Task brief >>
Copy, exactly as written, the lines that begin at the one containing "Rebuild this chart" and end at the one containing "d3.scaleLinear().domain([0, 6000]).range([mBottom, mTop])". Skip any pictures in the data below.

--- Records for the task ---

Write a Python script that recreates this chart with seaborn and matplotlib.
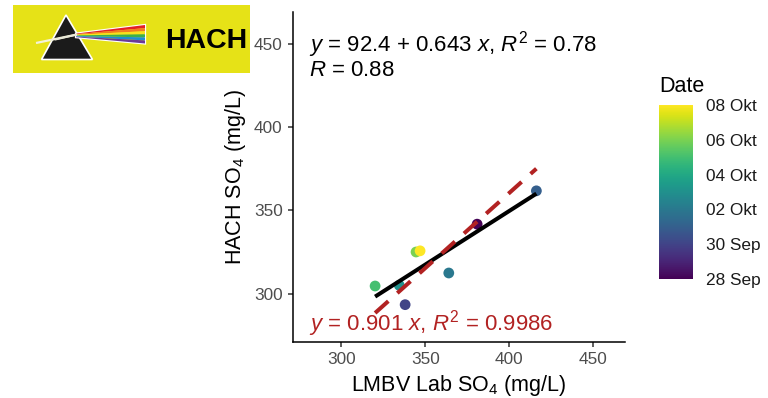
import numpy as np
import pandas as pd
import matplotlib
matplotlib.use("Agg")
import matplotlib.pyplot as plt
import matplotlib.dates as mdates
from matplotlib.patches import Rectangle, Polygon
from matplotlib.colors import Normalize
from matplotlib.cm import ScalarMappable
import seaborn as sns

# Sulfate measurements: LMBV laboratory vs. HACH field photometer
lab_so4 = [416.2, 380.9, 344.5, 346.9, 364.0, 320.1, 334.5, 338.0]
hach_so4 = [361.7, 341.7, 325.0, 325.7, 312.4, 304.6, 305.0, 293.4]
sample_dates = ["2022-10-01", "2022-09-28", "2022-10-06", "2022-10-08",
                "2022-10-02", "2022-10-05", "2022-10-03", "2022-09-30"]

# Regression results shown on the plot
fit_intercept = 92.4
fit_slope = 0.643
fit_r2 = 0.78
fit_r = 0.88
origin_slope = 0.901
origin_r2 = 0.9986

axis_ticks = [300, 350, 400, 450]
date_ticks = ["2022-09-28", "2022-09-30", "2022-10-02",
              "2022-10-04", "2022-10-06", "2022-10-08"]
date_tick_labels = ["28 Sep", "30 Sep", "02 Okt", "04 Okt", "06 Okt", "08 Okt"]

sns.set_theme(style="ticks")
plt.rcParams["font.family"] = ["Liberation Sans", "DejaVu Sans"]
plt.rcParams["mathtext.fontset"] = "custom"
plt.rcParams["mathtext.rm"] = "Liberation Sans"
plt.rcParams["mathtext.it"] = "Liberation Sans:italic"
plt.rcParams["mathtext.bf"] = "Liberation Sans:bold"
plt.rcParams["mathtext.sf"] = "Liberation Sans"

df = pd.DataFrame({
    "lab": lab_so4,
    "hach": hach_so4,
    "date": mdates.date2num(pd.to_datetime(sample_dates)),
})
tick_nums = mdates.date2num(pd.to_datetime(date_ticks))
norm = Normalize(vmin=df["date"].min(), vmax=df["date"].max())

W, H = 768, 398
fig = plt.figure(figsize=(W / 100, H / 100), dpi=100)
fig.patch.set_facecolor("white")

ax = fig.add_axes([292.7 / W, 1 - 342 / H, 332.3 / W, 330 / H])
ax.set_facecolor("white")

sns.scatterplot(data=df, x="lab", y="hach", hue="date", palette="viridis",
                hue_norm=norm, s=60, linewidth=0, legend=False, ax=ax, zorder=2)

xs = np.array([df["lab"].min(), df["lab"].max()])
ax.plot(xs, fit_intercept + fit_slope * xs, color="black", linewidth=2.9,
        solid_capstyle="butt", zorder=3)
ax.plot(xs, origin_slope * xs, color="#B22222", linewidth=2.9,
        dashes=(4.4, 3.0), dash_capstyle="butt", zorder=4)

ax.set_xlim(271, 469)
ax.set_ylim(271, 469)
ax.set_xticks(axis_ticks)
ax.set_yticks(axis_ticks)
for side in ("top", "right"):
    ax.spines[side].set_visible(False)
for side in ("left", "bottom"):
    ax.spines[side].set_color("black")
    ax.spines[side].set_linewidth(1.1)
ax.tick_params(axis="both", length=3.9, width=1.1, color="#333333",
               labelcolor="#4D4D4D", labelsize=12.4, pad=3.3)

ax.set_xlabel("LMBV Lab SO$_4$ (mg/L)", fontsize=15.5, color="black", va="baseline")
ax.xaxis.set_label_coords(0.5, -0.148)
ax.set_ylabel("HACH SO$_4$ (mg/L)", fontsize=15.5, color="black")
ax.yaxis.set_label_coords(-0.134, 0.5)

ax.text(280.8, 445.4,
        f"$y$ = {fit_intercept} + {fit_slope} $x$, $R^2$ = {fit_r2}",
        fontsize=16, color="black", va="baseline", ha="left")
ax.text(280.8, 430.6, f"$R$ = {fit_r}",
        fontsize=16, color="black", va="baseline", ha="left")
ax.text(280.8, 278.0,
        f"$y$ = {origin_slope} $x$, $R^2$ = {origin_r2}",
        fontsize=16, color="#B22222", va="baseline", ha="left")

# Colour bar for sampling date
cax = fig.add_axes([659 / W, 1 - 279 / H, 34 / W, 174 / H])
cb = fig.colorbar(ScalarMappable(norm=norm, cmap="viridis"), cax=cax)
cb.outline.set_visible(False)
cb.set_ticks(tick_nums)
cb.set_ticklabels(date_tick_labels)
cax.tick_params(axis="y", direction="in", length=6.5, width=0.8, color="white",
                left=True, right=True, labelleft=False, labelright=True,
                labelsize=12.4, labelcolor="#1A1A1A", pad=9)
cax.text(0, 1.0764, "Date", transform=cax.transAxes, fontsize=15.5,
         ha="left", va="baseline", color="black")

# HACH logo
lax = fig.add_axes([0, 0, 1, 1], zorder=10)
lax.set_xlim(0, W)
lax.set_ylim(H, 0)
lax.axis("off")
lax.patch.set_alpha(0)
lax.add_patch(Rectangle((13, 5), 237, 68, facecolor="#E6E217", edgecolor="none"))
lax.plot([36, 77], [43, 34.5], color="#F4F2D8", linewidth=1.6, solid_capstyle="butt")
lax.add_patch(Polygon([(66, 15), (41.5, 59.5), (92.5, 59.5)], closed=True,
                      facecolor="#1B1B1B", edgecolor="white", linewidth=1.2))
lax.plot([55, 77], [39.6, 34.5], color="#E8E8D8", linewidth=1.4, solid_capstyle="butt")
beam_colors = ["#E41F26", "#F47B20", "#F9E11C", "#3DB049", "#1E8ED3", "#6B3A98"]
x0, x1 = 76, 145
yl = np.linspace(33.6, 37.2, len(beam_colors) + 1)
yr = np.linspace(25.0, 43.5, len(beam_colors) + 1)
lax.add_patch(Polygon([(x0, yl[0]), (x1, yr[0]), (x1, yr[-1]), (x0, yl[-1])],
                      closed=True, facecolor="none", edgecolor="white", linewidth=1.6))
for i, c in enumerate(beam_colors):
    lax.add_patch(Polygon([(x0, yl[i]), (x1, yr[i]), (x1, yr[i + 1]), (x0, yl[i + 1])],
                          closed=True, facecolor=c, edgecolor="none"))
lax.text(165, 48, "HACH", fontsize=20.5, fontweight="bold", color="black",
         ha="left", va="baseline")

fig.savefig("out.png", dpi=100)
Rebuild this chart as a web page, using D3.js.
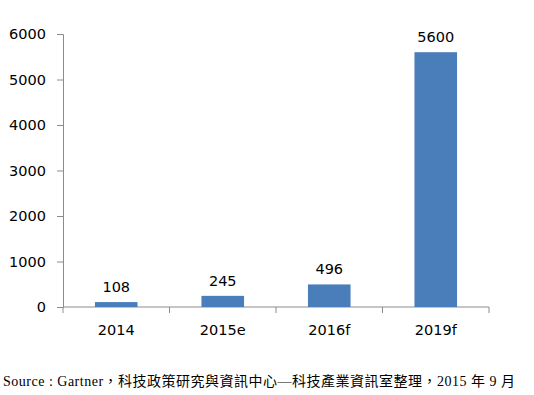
<!DOCTYPE html>
<html>
<head>
<meta charset="utf-8">
<script src="https://cdn.jsdelivr.net/npm/d3@7"></script>
<style>
  body { margin: 0; background: #fff; }
  text { font-family: "DejaVu Sans", sans-serif; }
</style>
</head>
<body>
<svg id="chart" width="534" height="395"></svg>
<script>
const categories = ["2014", "2015e", "2016f", "2019f"]
const values = [108, 245, 496, 5600]
const yTicks = [0, 1000, 2000, 3000, 4000, 5000, 6000]
const sourceText = "Source : Gartner，科技政策研究與資訊中心—科技產業資訊室整理，2015 年 9 月"

const svg = d3.select("#chart")
const mLeft = 63, mRight = 489, mTop = 34, mBottom = 307

const x = d3.scaleBand().domain(categories).range([mLeft, mRight]).paddingInner(0.6).paddingOuter(0.3)
const xOuter = d3.scaleBand().domain(categories).range([mLeft, mRight])
const y = d3.scaleLinear().domain([0, 6000]).range([mBottom, mTop])

// y axis
const yAxis = svg.append("g")
  .attr("transform", `translate(${mLeft},0)`)
  .call(d3.axisLeft(y).tickValues(yTicks).tickSize(6).tickPadding(11).tickFormat(d3.format("d")))
yAxis.select(".domain").attr("stroke", "#8c8c8c")
yAxis.selectAll(".tick line").attr("stroke", "#8c8c8c")
yAxis.selectAll("text").attr("font-size", 14.5).attr("fill", "#000")
  .style("font-family", "DejaVu Sans, sans-serif")

// x axis line with ticks at category boundaries
svg.append("line")
  .attr("x1", mLeft).attr("x2", mRight).attr("y1", mBottom).attr("y2", mBottom)
  .attr("stroke", "#8c8c8c")
const bounds = categories.map(c => xOuter(c)).concat([mRight])
svg.selectAll(".xtick").data(bounds).enter().append("line")
  .attr("x1", d => d).attr("x2", d => d)
  .attr("y1", mBottom).attr("y2", mBottom + 6)
  .attr("stroke", "#8c8c8c")
svg.selectAll(".xlabel").data(categories).enter().append("text")
  .attr("x", d => xOuter(d) + xOuter.bandwidth() / 2)
  .attr("y", 335)
  .attr("text-anchor", "middle")
  .attr("font-size", 14.5)
  .text(d => d)

// bars
svg.selectAll(".bar").data(values).enter().append("rect")
  .attr("x", (d, i) => x(categories[i]))
  .attr("width", x.bandwidth())
  .attr("y", d => y(d))
  .attr("height", d => mBottom - y(d))
  .attr("fill", "#4a7ebb")

svg.selectAll(".val").data(values).enter().append("text")
  .attr("x", (d, i) => x(categories[i]) + x.bandwidth() / 2)
  .attr("y", d => y(d) - 10)
  .attr("text-anchor", "middle")
  .attr("font-size", 14.5)
  .text(d => d)

svg.append("text")
  .attr("x", 3).attr("y", 386)
  .attr("font-size", 14)
  .attr("textLength", 512)
  .attr("lengthAdjust", "spacing")
  .style("font-family", "'Liberation Serif', 'Noto Sans CJK TC', serif")
  .text(sourceText)
</script>
</body>
</html>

---

Written answer >>
Rebuild this chart as a web page, using D3.js.
<!DOCTYPE html>
<html>
<head>
<meta charset="utf-8">
<script src="https://cdn.jsdelivr.net/npm/d3@7"></script>
<style>
  body { margin: 0; background: #fff; }
  text { font-family: "DejaVu Sans", sans-serif; }
</style>
</head>
<body>
<svg id="chart" width="534" height="395"></svg>
<script>
const categories = ["2014", "2015e", "2016f", "2019f"]
const values = [108, 245, 496, 5600]
const yTicks = [0, 1000, 2000, 3000, 4000, 5000, 6000]
const sourceText = "Source : Gartner，科技政策研究與資訊中心—科技產業資訊室整理，2015 年 9 月"

const svg = d3.select("#chart")
const mLeft = 63, mRight = 489, mTop = 34, mBottom = 307

const x = d3.scaleBand().domain(categories).range([mLeft, mRight]).paddingInner(0.6).paddingOuter(0.3)
const xOuter = d3.scaleBand().domain(categories).range([mLeft, mRight])
const y = d3.scaleLinear().domain([0, 6000]).range([mBottom, mTop])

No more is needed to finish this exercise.